Sadly, because of her illiteracy, Ngatem is not the only one who breathes the heavily polluted air by the roadside. She brings along her two children, who do basically the same thing as their mother.

Ngatem lives in a squatter area in Pedongkelan, North Jakarta with a scavenger husband who is also illiterate and brings home an average of Rp 200,000 a month.

By sitting at the crossroads and her daughters begging from one car window to another the family's income doubles. "If we can barely afford our daily needs, how can I send my children to school?" she asked.

Ngatem's daughters, Ernawati, nine, and Aisyah, five, have never had the privilege of an education. It is most likely that they will end up as illiterate as their parents and will in the future have difficulties in finding a decent job.

The high incidence of illiteracy in Indonesia was a factor in its ranking in the World Health Organization's Human Development Index being lowered from 110 in 2002 to 112 out of 175 countries in 2003, although it has moved back up this year.

While the provision of basic education has been stated in the Constitution as the government's responsibility, today people see more non-governmental organizations playing a bigger role in the national illiteracy eradication program.

On a national scale, the government literacy program reached only 200,000 people in 2003, up from 57,000 people the previous year.
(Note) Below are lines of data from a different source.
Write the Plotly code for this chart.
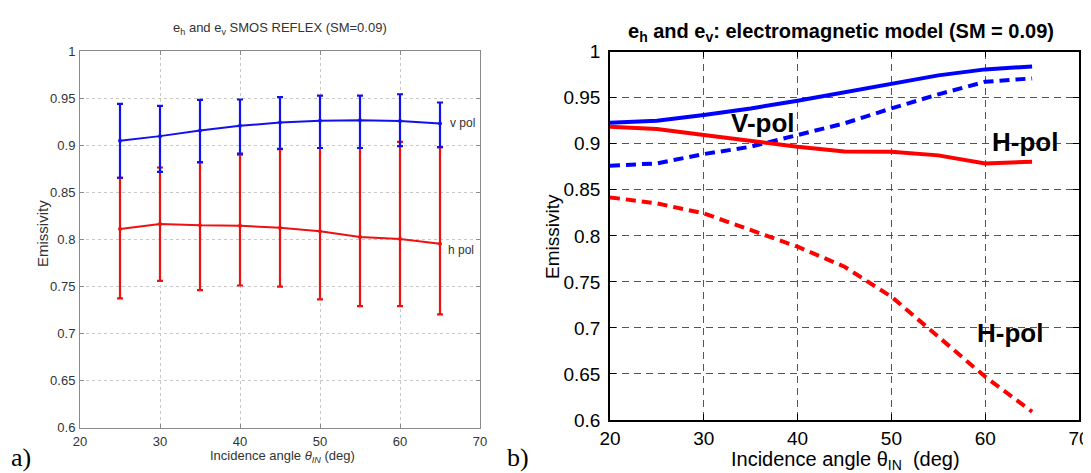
import plotly.graph_objects as go

# ---------------- data ----------------
# a) SMOS REFLEX measurements
smos_angle = [25, 30, 35, 40, 45, 50, 55, 60, 65]
smos_v = [0.9046, 0.9096, 0.9156, 0.9205, 0.9240, 0.9260, 0.9265, 0.9258, 0.9230]
smos_v_hi = [0.9439, 0.9417, 0.9480, 0.9485, 0.9510, 0.9527, 0.9527, 0.9541, 0.9453]
smos_v_lo = [0.8654, 0.8717, 0.8820, 0.8910, 0.8960, 0.8970, 0.8970, 0.8990, 0.8980]
smos_h = [0.8110, 0.8163, 0.8149, 0.8145, 0.8124, 0.8085, 0.8025, 0.8003, 0.7954]
smos_h_hi = [0.8653, 0.8763, 0.8816, 0.8900, 0.8957, 0.8970, 0.8970, 0.9035, 0.8980]
smos_h_lo = [0.7373, 0.7560, 0.7461, 0.7510, 0.7497, 0.7362, 0.7292, 0.7290, 0.7204]

# b) electromagnetic model
model_angle = [20, 25, 30, 35, 40, 45, 50, 55, 60, 65]
model_v_solid = [0.9229, 0.9250, 0.9312, 0.9384, 0.9468, 0.9562, 0.9645, 0.9743, 0.9808, 0.9840]
model_v_dash = [0.8762, 0.8787, 0.8888, 0.8968, 0.9095, 0.9222, 0.9384, 0.9537, 0.9674, 0.9710]
model_h_solid = [0.9185, 0.9160, 0.9095, 0.9033, 0.8968, 0.8917, 0.8914, 0.8874, 0.8787, 0.8805]
model_h_dash = [0.8418, 0.8353, 0.8244, 0.8063, 0.7882, 0.7665, 0.7339, 0.6905, 0.6470, 0.6090]

x_ticks = [20, 30, 40, 50, 60, 70]
y_ticks = [0.6, 0.65, 0.7, 0.75, 0.8, 0.85, 0.9, 0.95, 1]
y_ticktext = ["0.6", "0.65", "0.7", "0.75", "0.8", "0.85", "0.9", "0.95", "1"]

# ---------------- layout helpers ----------------
W, H = 1091, 473
SHIFT = 8  # page body margin offset in the browser
def px(x):
    return (x - SHIFT) / W
def py(y):
    return 1 - (y - SHIFT) / H

BLUE = "#0000ff"
RED = "#ff0000"

fig = go.Figure()

# ---- panel a ----
fig.add_trace(go.Scatter(
    x=smos_angle, y=smos_h, mode="lines+markers", xaxis="x", yaxis="y",
    line=dict(color="#ee1111", width=2), marker=dict(size=4, color="#ee1111"),
    error_y=dict(type="data", symmetric=False,
                 array=[h - v for h, v in zip(smos_h_hi, smos_h)],
                 arrayminus=[v - l for v, l in zip(smos_h, smos_h_lo)],
                 color="#ee1111", thickness=2.2, width=3),
    showlegend=False, hoverinfo="skip"))
fig.add_trace(go.Scatter(
    x=smos_angle, y=smos_v, mode="lines+markers", xaxis="x", yaxis="y",
    line=dict(color="#1111ee", width=2), marker=dict(size=4, color="#1111ee"),
    error_y=dict(type="data", symmetric=False,
                 array=[h - v for h, v in zip(smos_v_hi, smos_v)],
                 arrayminus=[v - l for v, l in zip(smos_v, smos_v_lo)],
                 color="#1111ee", thickness=2.2, width=3),
    showlegend=False, hoverinfo="skip"))

# ---- panel b ----
fig.add_trace(go.Scatter(x=model_angle, y=model_v_solid, mode="lines", xaxis="x2", yaxis="y2",
                         line=dict(color=BLUE, width=4), showlegend=False, hoverinfo="skip"))
fig.add_trace(go.Scatter(x=model_angle, y=model_v_dash, mode="lines", xaxis="x2", yaxis="y2",
                         line=dict(color=BLUE, width=4, dash="10px,6px"), showlegend=False, hoverinfo="skip"))
fig.add_trace(go.Scatter(x=model_angle, y=model_h_solid, mode="lines", xaxis="x2", yaxis="y2",
                         line=dict(color=RED, width=4), showlegend=False, hoverinfo="skip"))
fig.add_trace(go.Scatter(x=model_angle, y=model_h_dash, mode="lines", xaxis="x2", yaxis="y2",
                         line=dict(color=RED, width=4, dash="10px,6px"), showlegend=False, hoverinfo="skip"))

font_a = dict(family="Arial, Liberation Sans, sans-serif", size=13, color="#333333")
font_b = dict(family="Arial, Liberation Sans, sans-serif", size=19, color="#000000")

fig.update_layout(
    template="none",
    width=W, height=H,
    margin=dict(l=0, r=0, t=0, b=0, pad=0, autoexpand=False),
    paper_bgcolor="white", plot_bgcolor="white",
    xaxis=dict(domain=[px(80), px(480)], range=[20, 70], tickvals=x_ticks,
               showgrid=True, gridcolor="#c8c8c8", griddash="dot", gridwidth=1,
               showline=True, linecolor="#8a8a8a", linewidth=1, mirror="ticks",
               ticks="inside", ticklen=4, tickcolor="#8a8a8a",
               tickfont=font_a, ticklabelstandoff=2, zeroline=False, automargin=False,
               anchor="y", fixedrange=True),
    yaxis=dict(domain=[py(427.7), py(51)], range=[0.6, 1], tickvals=y_ticks, ticktext=y_ticktext,
               showgrid=True, gridcolor="#c8c8c8", griddash="dot", gridwidth=1,
               showline=True, linecolor="#8a8a8a", linewidth=1, mirror="ticks",
               ticks="inside", ticklen=4, tickcolor="#8a8a8a",
               tickfont=font_a, ticklabelstandoff=1, zeroline=False, automargin=False,
               anchor="x", fixedrange=True),
    xaxis2=dict(domain=[px(610), px(1079)], range=[20, 70], tickvals=x_ticks,
                showgrid=True, gridcolor="#555555", griddash="7px,5px", gridwidth=1,
                showline=True, linecolor="black", linewidth=1.5, mirror="ticks",
                ticks="inside", ticklen=6, tickcolor="black",
                tickfont=font_b, ticklabelstandoff=0, zeroline=False, automargin=False,
                anchor="y2", fixedrange=True),
    yaxis2=dict(domain=[py(420), py(51.7)], range=[0.6, 1], tickvals=y_ticks, ticktext=y_ticktext,
                showgrid=True, gridcolor="#555555", griddash="7px,5px", gridwidth=1,
                showline=True, linecolor="black", linewidth=1.5, mirror="ticks",
                ticks="inside", ticklen=6, tickcolor="black",
                tickfont=font_b, ticklabelstandoff=4, zeroline=False, automargin=False,
                anchor="x2", fixedrange=True),
)

def ann(text, x, y, size, color="black", bold=False, angle=0, family="Arial, Liberation Sans, sans-serif",
        xref="paper", yref="paper", xanchor="center", yanchor="middle"):
    if bold:
        text = "<b>" + text + "</b>"
    fig.add_annotation(text=text, x=x, y=y, xref=xref, yref=yref, showarrow=False,
                       font=dict(family=family, size=size, color=color), textangle=angle,
                       xanchor=xanchor, yanchor=yanchor)

# panel a texts
ann("e<sub>h</sub> and e<sub>v</sub> SMOS REFLEX (SM=0.09)", px(280), py(28), 13, color="#333333")
ann("Emissivity", px(42), py(234), 15, color="#333333", angle=-90)
ann("Incidence angle <i>θ</i><sub><i>IN</i></sub> (deg)", px(282), py(456), 13, color="#333333")
ann("v pol", 66, 0.9231, 12, color="#333333", xref="x", yref="y", xanchor="left")
ann("h pol", 65.8, 0.7886, 12, color="#333333", xref="x", yref="y", xanchor="left")

# panel b texts
ann("e<sub>h</sub> and e<sub>v</sub>: electromagnetic model (SM = 0.09)", px(841), py(32), 20, bold=True)
ann("Emissivity", px(553), py(237), 19, angle=-90)
ann("Incidence angle θ<sub>IN</sub>  (deg)", px(845), py(460), 20)
ann("V-pol", 36.3, 0.9226, 26, bold=True, xref="x2", yref="y2")
ann("H-pol", 64.2, 0.902, 26, bold=True, xref="x2", yref="y2")
ann("H-pol", 62.6, 0.694, 26, bold=True, xref="x2", yref="y2")

# panel labels
ann("a)", px(21), py(457), 26, family="Times New Roman, Liberation Serif, serif")
ann("b)", px(518), py(457), 26, family="Times New Roman, Liberation Serif, serif")

fig.write_html("out.html")
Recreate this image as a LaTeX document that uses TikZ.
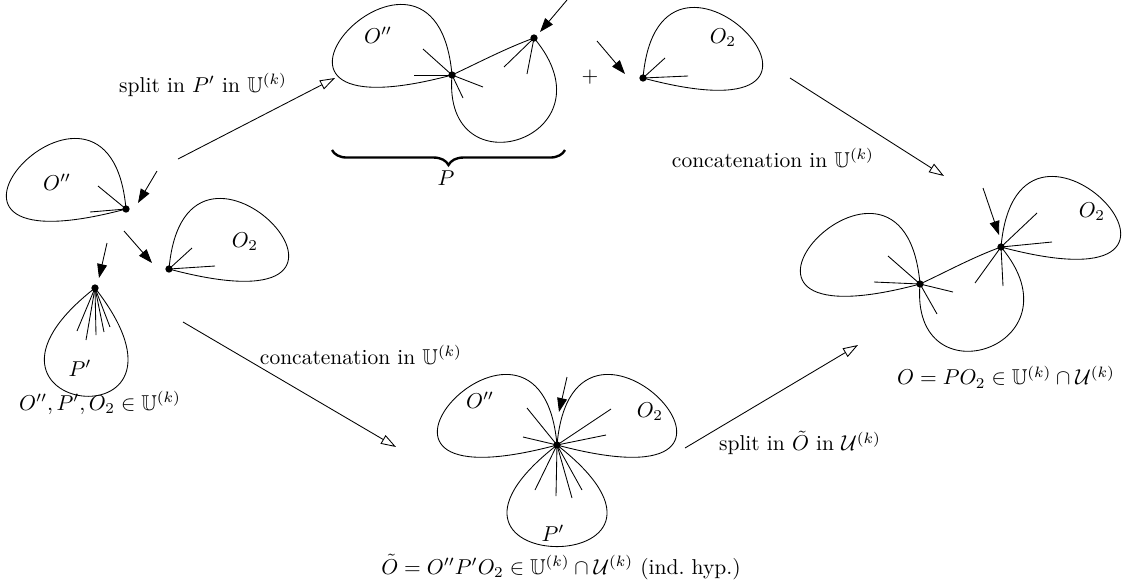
\documentclass[tikz,border=0pt]{standalone}
\usepackage{amssymb}
\usetikzlibrary{arrows.meta,decorations.pathreplacing}
\begin{document}
\begin{tikzpicture}[
    x=0.465pt, y=0.465pt,
    punkt/.style={circle, fill=black, inner sep=0pt, minimum size=3.4pt},
    zeiger/.style={-{Triangle[length=6.5pt,width=4.6pt]}},
    schritt/.style={-{Triangle[open,length=7pt,width=4.6pt]}},
    klammer/.style={decorate, decoration={brace, mirror, amplitude=7pt}, line width=1.1pt}
  ]
  \useasboundingbox (0,0) rectangle (1130,-585);

  % links: O'', O_2, P'
  \node[punkt] (lo) at (126,-209) {};
  \node[punkt] (lq) at (169,-269) {};
  \node[punkt] (lp) at (95,-288) {};
  \draw (lo.center) .. controls +(95:190) and +(195:270) .. (lo.center);
  \draw (lq.center) .. controls +(85:190) and +(-15:270) .. (lq.center);
  \draw (lp.center) .. controls +(218:205) and +(308:205) .. (lp.center);
  \foreach \p in {(98,-186),(90,-212)} \draw (lo.center) -- \p;
  \foreach \p in {(192,-248),(215,-266)} \draw (lq.center) -- \p;
  \foreach \p in {(77,-331),(86,-340),(96,-335),(104,-332),(110,-327)} \draw (lp.center) -- \p;
  \node (loL) at (57,-182) {$O''$};
  \node (lqL) at (245,-242) {$O_2$};
  \node (lpL) at (80,-368) {$P'$};
  \coordinate (za1) at (157,-171); \coordinate (ze1) at (138,-203);
  \coordinate (za2) at (124,-231); \coordinate (ze2) at (152,-263);
  \coordinate (za3) at (107,-243); \coordinate (ze3) at (99,-278);
  \draw[zeiger] (za1) -- (ze1);
  \draw[zeiger] (za2) -- (ze2);
  \draw[zeiger] (za3) -- (ze3);
  \node (links) at (100,-403) {$O'', P', O_2 \in \mathbb{U}^{(k)}$};

  % oben: P + O_2
  \node[punkt] (oa) at (452,-75) {};
  \node[punkt] (ob) at (534,-38) {};
  \node[punkt] (oq) at (643,-78) {};
  \draw (oa.center) .. controls +(95:190) and +(195:270) .. (oa.center);
  \draw (oa.center) .. controls +(25:30) and +(200:30) .. (ob.center)
                    .. controls +(-50:130) and +(-95:120) .. (oa.center);
  \draw (oq.center) .. controls +(85:190) and +(-15:270) .. (oq.center);
  \foreach \p in {(423,-49),(414,-75),(483,-87),(463,-98)} \draw (oa.center) -- \p;
  \foreach \p in {(504,-67),(527,-74)} \draw (ob.center) -- \p;
  \foreach \p in {(665,-58),(688,-76)} \draw (oq.center) -- \p;
  \node (oaL) at (378,-35) {$O''$};
  \node (oqL) at (723,-38) {$O_2$};
  \node (plus) at (590,-77) {$+$};
  \coordinate (za4) at (567,0); \coordinate (ze4) at (540,-32);
  \coordinate (za5) at (597,-41); \coordinate (ze5) at (625,-74);
  \draw[zeiger] (za4) -- (ze4);
  \draw[zeiger] (za5) -- (ze5);
  \coordinate (klA) at (332,-150); \coordinate (klB) at (565,-150);
  \draw[klammer] (klA) -- (klB);
  \node (pL) at (446,-178) {$P$};

  % rechts: O = P O_2
  \node[punkt] (ra) at (920,-284) {};
  \node[punkt] (rb) at (1001,-247) {};
  \draw (ra.center) .. controls +(95:190) and +(195:270) .. (ra.center);
  \draw (ra.center) .. controls +(25:30) and +(200:30) .. (rb.center)
                    .. controls +(-50:130) and +(-95:120) .. (ra.center);
  \draw (rb.center) .. controls +(85:190) and +(-15:270) .. (rb.center);
  \foreach \p in {(888,-256),(874,-282),(953,-292),(937,-314)} \draw (ra.center) -- \p;
  \foreach \p in {(1037,-213),(1052,-242),(975,-283),(1003,-286)} \draw (rb.center) -- \p;
  \node (rbL) at (1092,-212) {$O_2$};
  \coordinate (za6) at (983,-188); \coordinate (ze6) at (999,-235);
  \draw[zeiger] (za6) -- (ze6);
  \node (rechts) at (1006,-377) {$O = PO_2 \in \mathbb{U}^{(k)} \cap \mathcal{U}^{(k)}$};

  % unten: O''P'O_2
  \node[punkt] (u) at (557,-445) {};
  \draw (u.center) .. controls +(95:190) and +(195:270) .. (u.center);
  \draw (u.center) .. controls +(85:190) and +(-15:270) .. (u.center);
  \draw (u.center) .. controls +(218:220) and +(322:220) .. (u.center);
  \foreach \p in {(527,-408),(523,-437),(611,-409),(606,-435),(535,-490),(556,-496),(572,-498),(582,-490)}
    \draw (u.center) -- \p;
  \node (uoL) at (480,-400) {$O''$};
  \node (uqL) at (650,-412) {$O_2$};
  \node (upL) at (553,-533) {$P'$};
  \coordinate (za7) at (567,-377); \coordinate (ze7) at (559,-412);
  \draw[zeiger] (za7) -- (ze7);
  \node (unten) at (561,-567) {$\tilde{O} = O''P'O_2 \in \mathbb{U}^{(k)} \cap \mathcal{U}^{(k)}$ (ind.\ hyp.)};

  % Schritte
  \coordinate (s1a) at (178,-159); \coordinate (s1b) at (335,-78);
  \coordinate (s2a) at (790,-78); \coordinate (s2b) at (944,-176);
  \coordinate (s3a) at (183,-322); \coordinate (s3b) at (396,-447);
  \coordinate (s4a) at (685,-448); \coordinate (s4b) at (858,-345);
  \draw[schritt] (s1a) -- (s1b);
  \draw[schritt] (s2a) -- (s2b);
  \draw[schritt] (s3a) -- (s3b);
  \draw[schritt] (s4a) -- (s4b);
  \node (t1) at (203,-85) {split in $P'$ in $\mathbb{U}^{(k)}$};
  \node (t2) at (773,-158) {concatenation in $\mathbb{U}^{(k)}$};
  \node (t3) at (361,-355) {concatenation in $\mathbb{U}^{(k)}$};
  \node (t4) at (800,-443) {split in $\tilde{O}$ in $\mathcal{U}^{(k)}$};
\end{tikzpicture}
\end{document}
In line with the improvement in the country's Human Development Index, it reached 445,000 illiterates in 2004. In the program, each year Rp 280,000 is allocated to educate an illiterate through government-run sessions and Rp 310,000 for NGO-run classes.

The amount is barely sufficient to cover an average of three sessions a week that the NGOs and volunteers provide. "I have not been paid a single penny since I started teaching Kejar Paket A for local housewives," said 76-year old Insiami Kustiono who has been helping women in Bukit Duri, South Jakarta, with afternoon sessions in her kindergarten.

Since she opened a Kejar Paket A class, a program designed for people who dropped out of school to complete their basic education, in 1987, Insiami has taught more than 100 women in the area.

Suryani, a former student of Insiami who lives near the school, said that she was now able to slowly read the newspaper and fill in her son's registration form from his school. "Bu Kus (Insiami) took us to the malls and bus stations to practice learning words from the banners and buses. I have so much more to see now," Suryani said.

Suryani and her friends, who have never attended school, were lucky to have benefited from the initiative of a local volunteer.